Impact behavior of concrete-filled steel tube with cruciform reinforcing steel under lateral impact load

Abstract

The objectives of this research are to investigate the behavior of cruciform steel-reinforced concrete-filled steel columns under impact load through experimental and numerical studies. The effects of impact velocity/height, axial pressure, thickness of steel tube and boundary conditions on the impact resistance of composite columns are studied through the tests of 16 specimens. The detailed progressive responses were recorded, including deformation mode, impact force-time history, deflection-time history and axial force-time history.
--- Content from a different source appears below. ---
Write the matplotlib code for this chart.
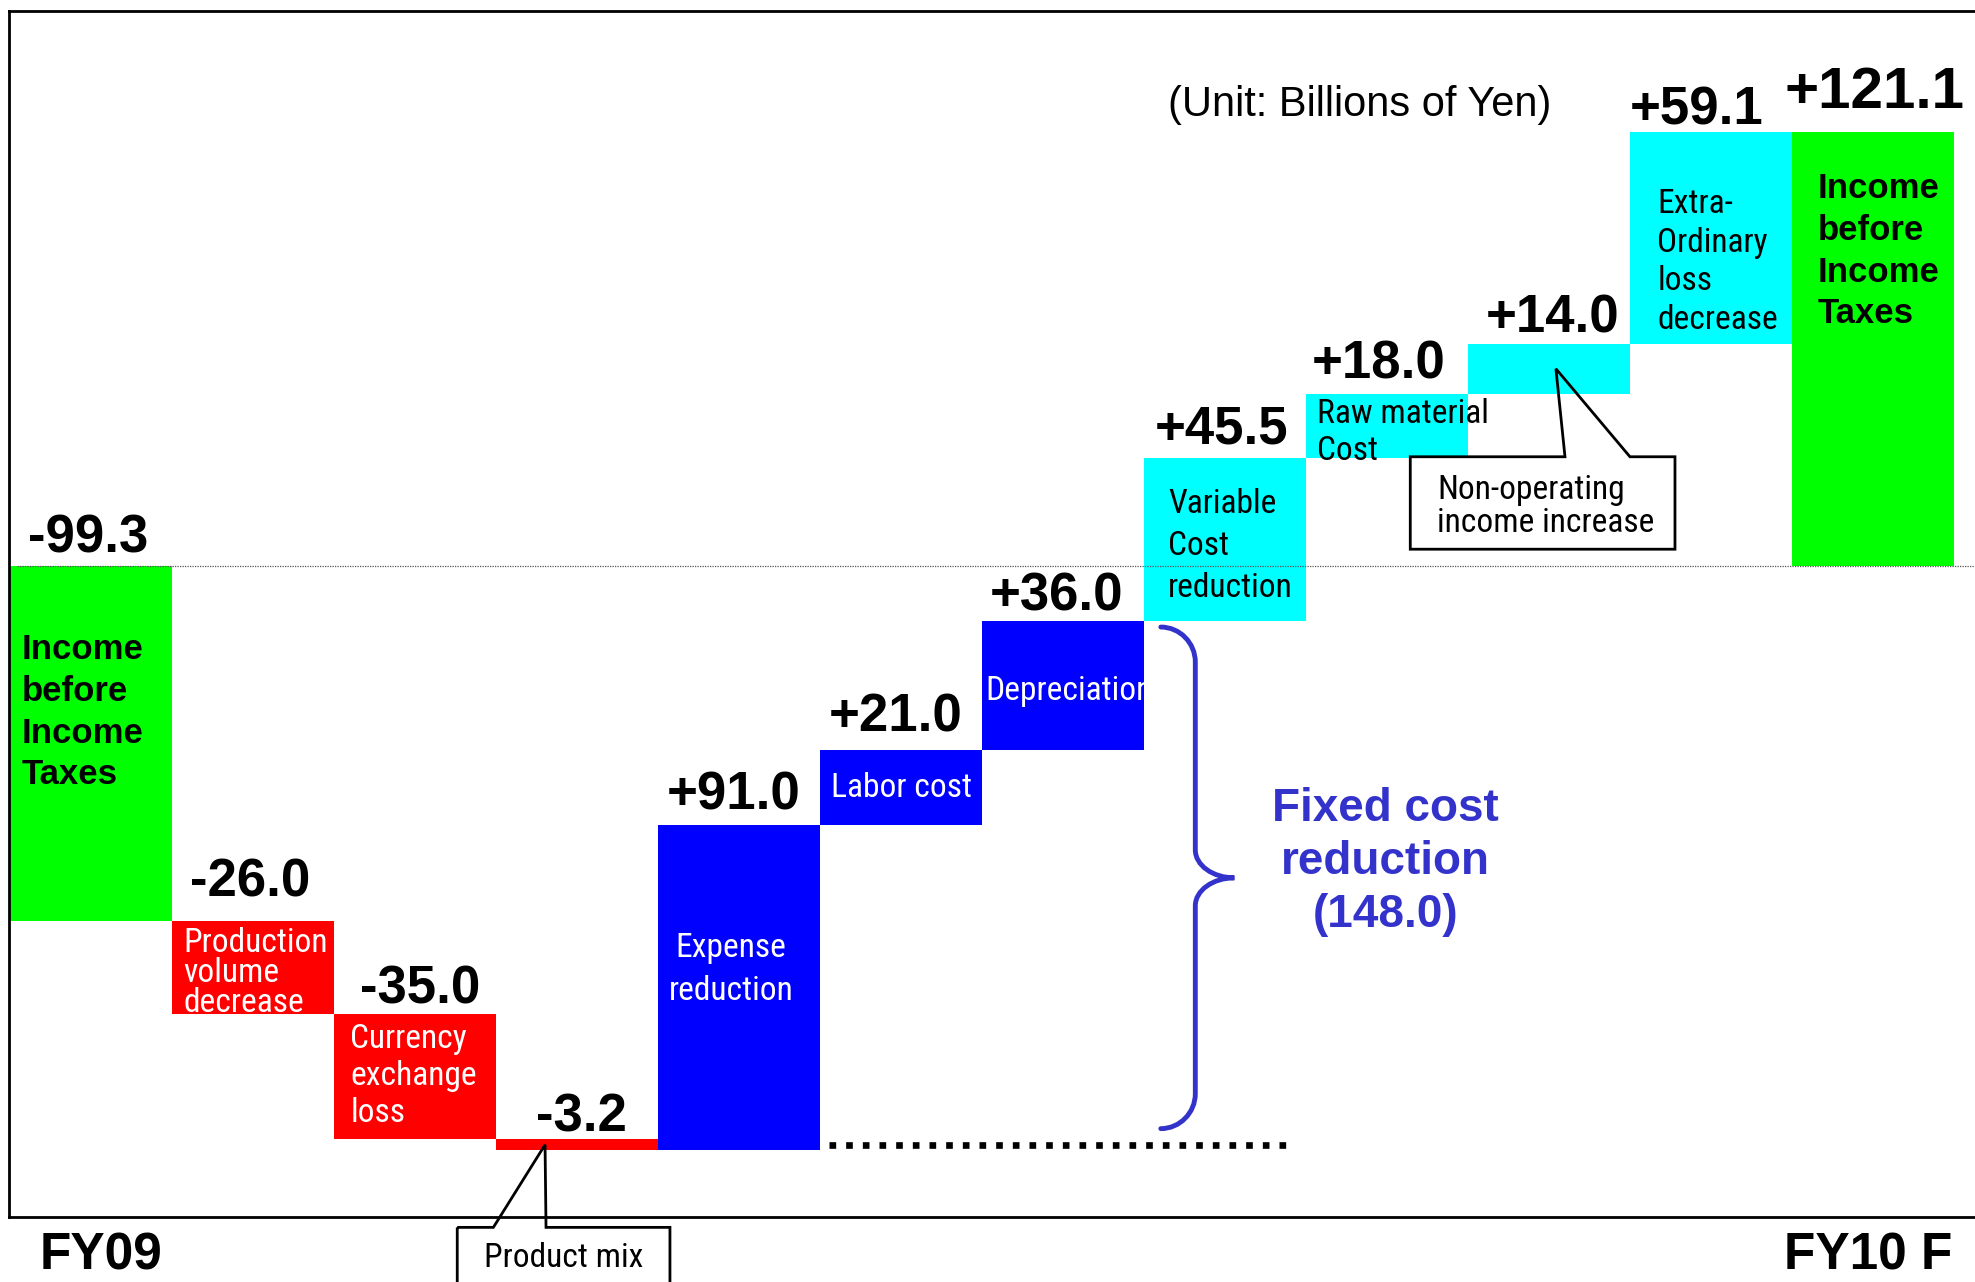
import matplotlib.pyplot as plt
from matplotlib.font_manager import FontProperties
from matplotlib.patches import Polygon, PathPatch
from matplotlib.path import Path

plt.rcParams['font.family'] = ['Liberation Sans', 'DejaVu Sans']
NARROW = ['Liberation Sans Narrow', 'Arial Narrow', 'Roboto Condensed', 'Archivo Narrow',
          'PT Sans Narrow', 'Liberation Sans']

# income before income taxes, FY09 -> FY10 forecast (billions of yen)
items = ['Income\nbefore\nIncome\nTaxes', 'Production\nvolume\ndecrease', 'Currency\nexchange\nloss',
         'Product mix', 'Expense\nreduction', 'Labor cost', 'Depreciation',
         'Variable\nCost\nreduction', 'Raw material\nCost', 'Non-operating\nincome increase',
         'Extra-\nOrdinary\nloss\ndecrease', 'Income\nbefore\nIncome\nTaxes']
values = [-99.3, -26.0, -35.0, -3.2, 91.0, 21.0, 36.0, 45.5, 18.0, 14.0, 59.1, 121.1]
groups = ['total', 'loss', 'loss', 'loss', 'fixed', 'fixed', 'fixed',
          'var', 'var', 'var', 'var', 'total']
periods = ['FY09', 'FY10 F']
unit = '(Unit: Billions of Yen)'
callout_items = [3, 9]   # these two get a balloon instead of text in the bar

colors = {'total': '#00ff00', 'loss': '#ff0000', 'fixed': '#0000ff', 'var': '#00ffff'}
text_colors = {'total': 'black', 'loss': 'white', 'fixed': 'white', 'var': 'black'}
purple = '#3333cc'

# waterfall bottoms / heights
bottoms, heights = [], []
level = 0.0
for v, g in zip(values, groups):
    if g == 'total':
        bottoms.append(0.0)
        level = v
    else:
        bottoms.append(level)
        level += v
    heights.append(v)
x = list(range(len(values)))
tops = [max(b, b + h) for b, h in zip(bottoms, heights)]

fig = plt.figure(figsize=(19.75, 12.82), dpi=100)
ax = fig.add_axes([9 / 1975, 65 / 1282, 1966 / 1975, 1206 / 1282])
ax.bar(x, heights, bottom=bottoms, width=1.0, color=[colors[g] for g in groups], zorder=2)
ax.set_xlim(-0.506, 11.63)
ax.set_ylim(-182.1, 155.0)
ax.set_xticks([])
ax.set_yticks([])
ax.spines['right'].set_visible(False)
for s in ['left', 'top', 'bottom']:
    ax.spines[s].set_linewidth(2)
ax.axhline(0, xmin=0.004, color='#555555', lw=0.9, ls=(0, (1, 1)), zorder=3)

renderer = fig.canvas.get_renderer()


def text_w(s, prop):
    return renderer.get_text_width_height_descent(s, prop, ismath=False)[0]


def spacing(px, prop):
    # linespacing that puts baselines about px pixels apart (measured on a probe text)
    t1 = ax.text(0, 0, 'l', fontproperties=prop, linespacing=1.0)
    t2 = ax.text(0, 0, 'l\nl', fontproperties=prop, linespacing=1.0)
    step = t2.get_window_extent(renderer).height - t1.get_window_extent(renderer).height
    t1.remove()
    t2.remove()
    return px / step


# size the condensed face so its words come out about as wide as in the slide
probe = FontProperties(family=NARROW, size=24)
targets = {'Production': 137, 'Labor cost': 135, 'Depreciation': 161, 'Product mix': 150,
           'income increase': 208}
narrow_pt = 1.05 * 24 * sum(targets.values()) / sum(text_w(s, probe) for s in targets)
narrow = FontProperties(family=NARROW, size=narrow_pt)
bold25 = FontProperties(family=['Liberation Sans'], weight='bold', size=25)

# value labels over each bar
label_gap = [3.7, 6.7, 2.8, 2.2, 4.2, 5.2, 3.0, 4.1, 4.2, 3.1, 2.3, 6.7]
label_dx = [-0.02, -0.02, 0.03, 0.03, -0.03, -0.03, -0.04, -0.02, -0.05, 0.02, -0.09, 0.01]
for i, v in enumerate(values):
    ax.text(x[i] + label_dx[i], tops[i] + label_gap[i], f'{v:+.1f}', ha='center', va='baseline',
            fontsize=42 if i == len(values) - 1 else 38, fontweight='bold', zorder=4)

# text inside the bars: (dx from bar centre, dy from bar top, ha, baseline step in px)
inside = {0: (-0.43, -19.0, 'left', 44.0), 1: (-0.43, -1.8, 'left', 29.5),
          2: (-0.40, -2.5, 'left', 38.6), 4: (-0.05, -29.9, 'center', 46.5),
          5: (-0.43, -6.2, 'left', 30), 6: (-0.48, -15.1, 'left', 30),
          7: (-0.35, -8.2, 'left', 44.8), 8: (-0.43, -1.1, 'left', 38.8),
          10: (-0.33, -15.5, 'left', 40.7), 11: (-0.34, -11.2, 'left', 44.0)}
for i, (dx, dy, ha, step) in inside.items():
    prop = bold25 if groups[i] == 'total' else narrow
    ax.text(x[i] + dx, tops[i] + dy, items[i], ha=ha, va='top', fontproperties=prop,
            linespacing=spacing(step, prop), color=text_colors[groups[i]], zorder=4)


def callout(box, base, tip, clip=True):
    x0, x1, y0, y1 = box
    verts = [(x0, y1), (base[0], y1), tip, (base[1], y1), (x1, y1), (x1, y0), (x0, y0)]
    ax.add_patch(Polygon(verts, closed=True, facecolor='none', edgecolor='black',
                         lw=2, zorder=5, clip_on=clip))


pm, no = callout_items
callout((2.261, 3.574, -240, -185.0), (2.484, 2.809),
        (x[pm] - 0.197, bottoms[pm] + heights[pm] / 2), clip=False)
ax.text(2.92, -196.0, items[pm], ha='center', va='baseline', fontproperties=narrow,
        clip_on=False, zorder=5)
callout((8.144, 9.778, 4.56, 30.4), (9.099, 9.500), (x[no] + 0.043, bottoms[no] + heights[no] / 2))
ax.text(8.312, 25.6, items[no], ha='left', va='top', fontproperties=narrow,
        linespacing=spacing(33, narrow), zorder=5)

# fixed cost brace
fixed = [i for i, g in enumerate(groups) if g == 'fixed']
y_hi = tops[fixed[-1]] - 1.7
y_lo = bottoms[fixed[0]] + 6.1
ym = (y_hi + y_lo) / 2
x0, x1, x2 = 6.604, 6.817, 7.058
re, rt = 9.8, 7.8
verts = [(x0, y_hi),
         (x0 + 0.55 * (x1 - x0), y_hi), (x1, y_hi - 0.45 * re), (x1, y_hi - re),
         (x1, ym + rt),
         (x1, ym + 0.45 * rt), (x1 + 0.45 * (x2 - x1), ym), (x2, ym),
         (x1 + 0.45 * (x2 - x1), ym), (x1, ym - 0.45 * rt), (x1, ym - rt),
         (x1, y_lo + re),
         (x1, y_lo + 0.45 * re), (x0 + 0.55 * (x1 - x0), y_lo), (x0, y_lo)]
codes = [Path.MOVETO] + [Path.CURVE4] * 3 + [Path.LINETO] + [Path.CURVE4] * 6 + \
        [Path.LINETO] + [Path.CURVE4] * 3
ax.add_patch(PathPatch(Path(verts, codes), facecolor='none', edgecolor=purple, lw=3.5,
                       capstyle='round', zorder=4))
fixed_total = sum(values[i] for i in fixed)
bold33 = FontProperties(family=['Liberation Sans'], weight='bold', size=33)
ax.text(7.99, -62.0, f'Fixed cost\nreduction\n({fixed_total:.1f})', ha='center', va='top',
        fontproperties=bold33, color=purple, linespacing=spacing(55.5, bold33), zorder=4)

# dotted line under the fixed cost steps
ax.plot([4.555, 7.375], [bottoms[fixed[0]] + 1.4] * 2, color='black', lw=4.8,
        ls=(0, (1, 1.5)), zorder=4)

ax.text(6.646, 134.4, unit, ha='left', va='top', fontsize=30, zorder=4)

fig.text(40 / 1975, 1 / 1282, periods[0], ha='left', va='bottom', fontsize=37, fontweight='bold')
fig.text(1952 / 1975, 1 / 1282, periods[1], ha='right', va='bottom', fontsize=37, fontweight='bold')

fig.savefig('out.png', dpi=100)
Based on the test results, the impact resistances of steel-reinforced concrete-filled steel tubular columns and concrete-filled square steel tubular (CFST) columns are compared. In addition, FE models of the composite column are established using ABAQUS and validated based on experimental data. The strain rate effect of steel and concrete is considered in the model. The results show that the outer square steel tube effectively protects the internal steel-reinforced concrete. In the impact energy range of 17.02–51.08 kJ, the specimens only suffer minor bending deformation, which shows their excellent impact resistance. The ultimate plastic strain energy of square steel tube (EPT), cruciform steel section (EPS) and concrete (EPC) accounts for 56.4%, 18.2% and 25.4% of the total energy dissipation, which suggests that the steel tube (EPT) is the main energy dissipation mechanism of concrete-filled square steel tube columns.